** Short exercise **
Copy from the first line below down to and including the line with "const teorFitY = [23.1, 23.7];". Skip the pictures.

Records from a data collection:
────────────────────────────────────────
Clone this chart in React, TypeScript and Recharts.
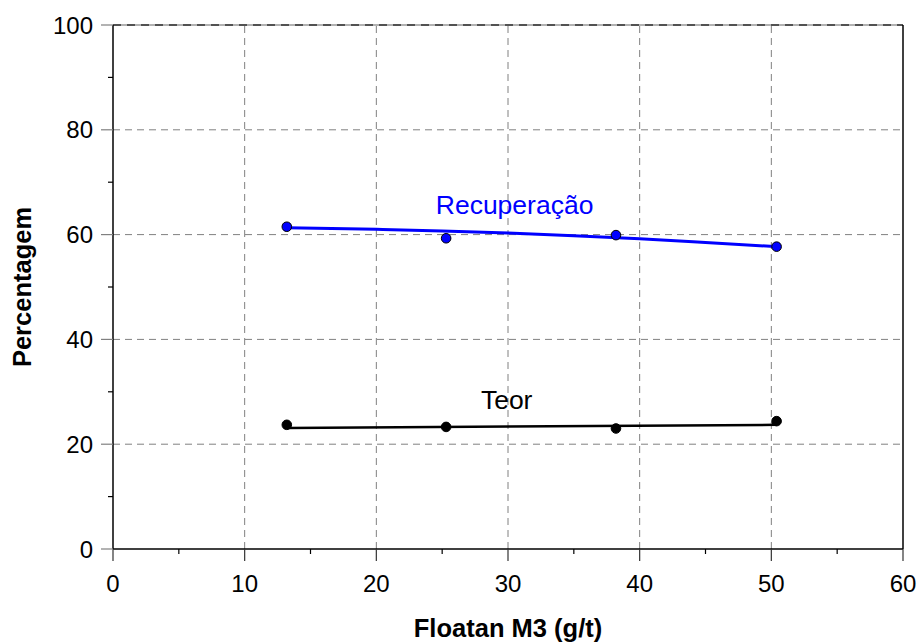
import React from 'react';
import { ComposedChart, XAxis, YAxis, Line, Scatter, ReferenceLine, ReferenceDot, Label } from 'recharts';

const doseX = [13.2, 25.3, 38.2, 50.4];
const recupY = [61.5, 59.3, 59.9, 57.7];
const teorY = [23.7, 23.3, 23.0, 24.4];

const recupFitX = [13.2, 20, 25, 30, 35, 40, 45, 50.4];
const recupFitY = [61.3, 61.0, 60.7, 60.3, 59.8, 59.2, 58.5, 57.7];
const teorFitX = [13.2, 50.4];
const teorFitY = [23.1, 23.7];

const xTicksAll = [0, 5, 10, 15, 20, 25, 30, 35, 40, 45, 50, 55, 60];
const xGrid = [10, 20, 30, 40, 50];
const yTicksAll = [0, 10, 20, 30, 40, 50, 60, 70, 80, 90, 100];
const yGrid = [20, 40, 60, 80];

const xTitle = 'Floatan M3 (g/t)';
const yTitle = 'Percentagem';
const recupLabel = 'Recuperação';
const teorLabel = 'Teor';
const recupLabelPos = { x: 30.5, y: 65.8 };
const teorLabelPos = { x: 29.9, y: 28.5 };

const recupPts = doseX.map((x, i) => ({ x, y: recupY[i] }));
const teorPts = doseX.map((x, i) => ({ x, y: teorY[i] }));
const recupFit = recupFitX.map((x, i) => ({ x, y: recupFitY[i] }));
const teorFit = teorFitX.map((x, i) => ({ x, y: teorFitY[i] }));

const FONT = 'Liberation Sans, Arial, sans-serif';

const XTick = (props: any) => {
  const { x, y, payload } = props;
  const v = payload.value;
  const major = v % 10 === 0;
  return (
    <g>
      <line x1={x} x2={x} y1={y} y2={y + (major ? 12 : 5)} stroke={major ? '#333' : '#000'} strokeWidth={1.2} />
      {major && (
        <text x={x} y={y + 43} textAnchor="middle" fontSize={24} fontFamily={FONT} fill="#000">{v}</text>
      )}
    </g>
  );
};

const YTick = (props: any) => {
  const { x, y, payload } = props;
  const v = payload.value;
  const major = v % 20 === 0;
  return (
    <g>
      <line x1={x - (major ? 12 : 5)} x2={x} y1={y} y2={y} stroke={major ? '#808080' : '#000'} strokeWidth={1.2} />
      {major && (
        <text x={x - 20} y={y + 8.6} textAnchor="end" fontSize={24} fontFamily={FONT} fill="#000">{v}</text>
      )}
    </g>
  );
};

const Dot = (color: string) => (p: any) => (
  <circle cx={p.cx} cy={p.cy} r={4.8} fill={color} stroke="#000" strokeWidth={1} />
);

export default function App() {
  return (
    <div style={{ position: 'absolute', left: 0, top: 0, width: 923, height: 643, background: '#fff', fontFamily: FONT }}>
      <ComposedChart width={923} height={643} margin={{ top: 25, right: 20, bottom: 0, left: 0 }}>
        <XAxis
          type="number"
          dataKey="x"
          domain={[0, 60]}
          ticks={xTicksAll}
          interval={0}
          height={94}
          tickSize={0}
          tickMargin={0}
          tickLine={false}
          axisLine={{ stroke: '#000', strokeWidth: 1.5 }}
          tick={<XTick />}
        >
          <Label
            content={(props: any) => {
              const vb = props.viewBox || {};
              return (
                <text x={vb.x + vb.width / 2} y={vb.y + vb.height - 6} textAnchor="middle" fontSize={25.5} fontWeight="bold" fontFamily={FONT} fill="#000">
                  {xTitle}
                </text>
              );
            }}
          />
        </XAxis>
        <YAxis
          type="number"
          domain={[0, 100]}
          ticks={yTicksAll}
          interval={0}
          width={113}
          tickSize={0}
          tickMargin={0}
          tickLine={false}
          axisLine={{ stroke: '#000', strokeWidth: 1.5 }}
          tick={<YTick />}
        >
          <Label
            content={(props: any) => {
              const vb = props.viewBox || {};
              const cx = vb.x + 31;
              const cy = vb.y + vb.height / 2;
              return (
                <text x={cx} y={cy} transform={`rotate(-90, ${cx}, ${cy})`} textAnchor="middle" fontSize={25.5} fontWeight="bold" fontFamily={FONT} fill="#000">
                  {yTitle}
                </text>
              );
            }}
          />
        </YAxis>
        {xGrid.map((v) => (
          <ReferenceLine key={'gx' + v} x={v} stroke="#808080" strokeWidth={1} strokeDasharray="7 5" zIndex={-50} />
        ))}
        {yGrid.map((v) => (
          <ReferenceLine key={'gy' + v} y={v} stroke="#808080" strokeWidth={1} strokeDasharray="7 5" zIndex={-50} />
        ))}
        <ReferenceLine y={100} stroke="#999" strokeWidth={1.5} zIndex={-50} />
        <ReferenceLine y={100} stroke="#333" strokeWidth={1.5} strokeDasharray="8 6" zIndex={-50} />
        <ReferenceLine x={60} stroke="#000" strokeWidth={1.5} />
        <Line data={recupFit} dataKey="y" type="monotone" stroke="#0000ff" strokeWidth={3} dot={false} activeDot={false} isAnimationActive={false} />
        <Line data={teorFit} dataKey="y" type="linear" stroke="#000" strokeWidth={2.5} dot={false} activeDot={false} isAnimationActive={false} />
        <Scatter data={recupPts} dataKey="y" shape={Dot('#0000ff')} isAnimationActive={false} />
        <Scatter data={teorPts} dataKey="y" shape={Dot('#000')} isAnimationActive={false} />
        <ReferenceDot x={recupLabelPos.x} y={recupLabelPos.y} r={0} fill="none" stroke="none">
          <Label value={recupLabel} position="center" fill="#0000ff" fontSize={26.5} />
        </ReferenceDot>
        <ReferenceDot x={teorLabelPos.x} y={teorLabelPos.y} r={0} fill="none" stroke="none">
          <Label value={teorLabel} position="center" fill="#000" fontSize={26.5} />
        </ReferenceDot>
      </ComposedChart>
    </div>
  );
}
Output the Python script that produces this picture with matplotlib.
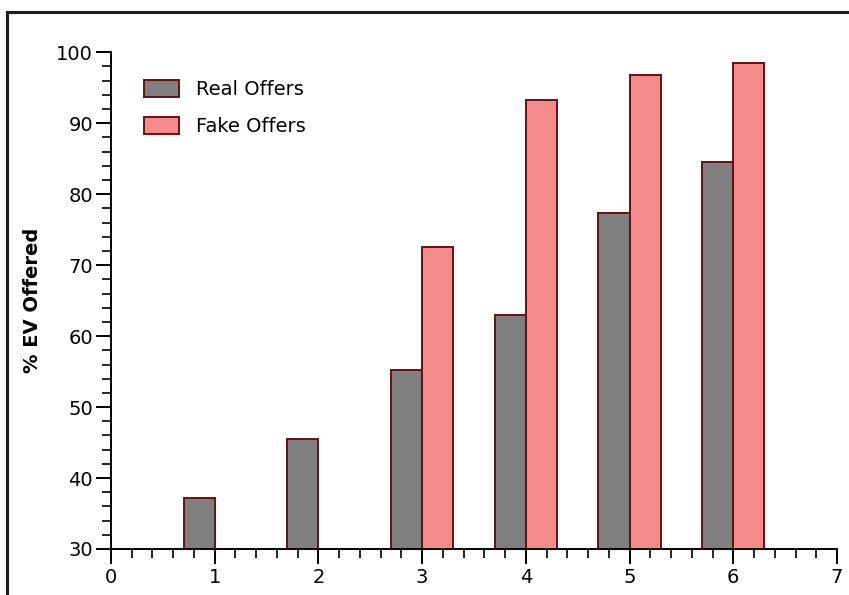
import matplotlib
matplotlib.use('Agg')
import matplotlib.pyplot as plt
from matplotlib.lines import Line2D
from matplotlib.patches import Patch
from matplotlib.ticker import MultipleLocator

# data
x_real = [1, 2, 3, 4, 5, 6]
real_offers = [37.2, 45.5, 55.2, 63.0, 77.4, 84.5]
x_fake = [3, 4, 5, 6]
fake_offers = [72.6, 93.3, 96.8, 98.5]
labels = ['Real Offers', 'Fake Offers']

grey = '#808080'
pink = '#f48a8a'
edge = '#6a0f0f'

plt.rcParams['font.family'] = ['DejaVu Sans']

fig = plt.figure(figsize=(8.49, 5.95), dpi=100)
ax = fig.add_axes([111 / 849, 1 - 549 / 595, (837 - 111) / 849, (549 - 52.3) / 595])

ax.bar(x_real, real_offers, width=-0.3, align='edge', color=grey,
       edgecolor=edge, linewidth=1.4)
ax.bar(x_fake, fake_offers, width=0.3, align='edge', color=pink,
       edgecolor=edge, linewidth=1.4)

ax.set_xlim(0, 7)
ax.set_ylim(30, 100)
ax.xaxis.set_major_locator(MultipleLocator(1))
ax.xaxis.set_minor_locator(MultipleLocator(0.2))
ax.yaxis.set_major_locator(MultipleLocator(10))
ax.yaxis.set_minor_locator(MultipleLocator(2))

for s in ['top', 'right']:
    ax.spines[s].set_visible(False)
for s in ['left', 'bottom']:
    ax.spines[s].set_linewidth(1.4)

ax.tick_params(which='major', direction='out', length=11, width=1.4, labelsize=14, pad=2)
ax.tick_params(which='minor', direction='out', length=6.5, width=1.2)
ax.tick_params(axis='x', which='major', pad=3)

ax.set_ylabel('% EV Offered', fontsize=14, fontweight='bold', labelpad=10)

handles = [Patch(facecolor=grey, edgecolor=edge, linewidth=1.4),
           Patch(facecolor=pink, edgecolor=edge, linewidth=1.4)]
ax.legend(handles, labels, loc='upper left', bbox_to_anchor=(0.022, 0.98),
          frameon=False, fontsize=14, handlelength=1.8, handleheight=0.95,
          handletextpad=0.85, labelspacing=0.95)

# figure frame (left and top edges)
fig.add_artist(Line2D([7 / 849, 7 / 849], [0, 1 - 12 / 595], color='#1e1e1e', lw=2.2))
fig.add_artist(Line2D([7 / 849, 1], [1 - 12 / 595, 1 - 12 / 595], color='#1e1e1e', lw=2.2))

fig.savefig('out.png', dpi=100)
────────────────────────────────────────
** Answer in full **
Clone this chart in React, TypeScript and Recharts.
import React from 'react';
import { ComposedChart, XAxis, YAxis, Line, Scatter, ReferenceLine, ReferenceDot, Label } from 'recharts';

const doseX = [13.2, 25.3, 38.2, 50.4];
const recupY = [61.5, 59.3, 59.9, 57.7];
const teorY = [23.7, 23.3, 23.0, 24.4];

const recupFitX = [13.2, 20, 25, 30, 35, 40, 45, 50.4];
const recupFitY = [61.3, 61.0, 60.7, 60.3, 59.8, 59.2, 58.5, 57.7];
const teorFitX = [13.2, 50.4];
const teorFitY = [23.1, 23.7];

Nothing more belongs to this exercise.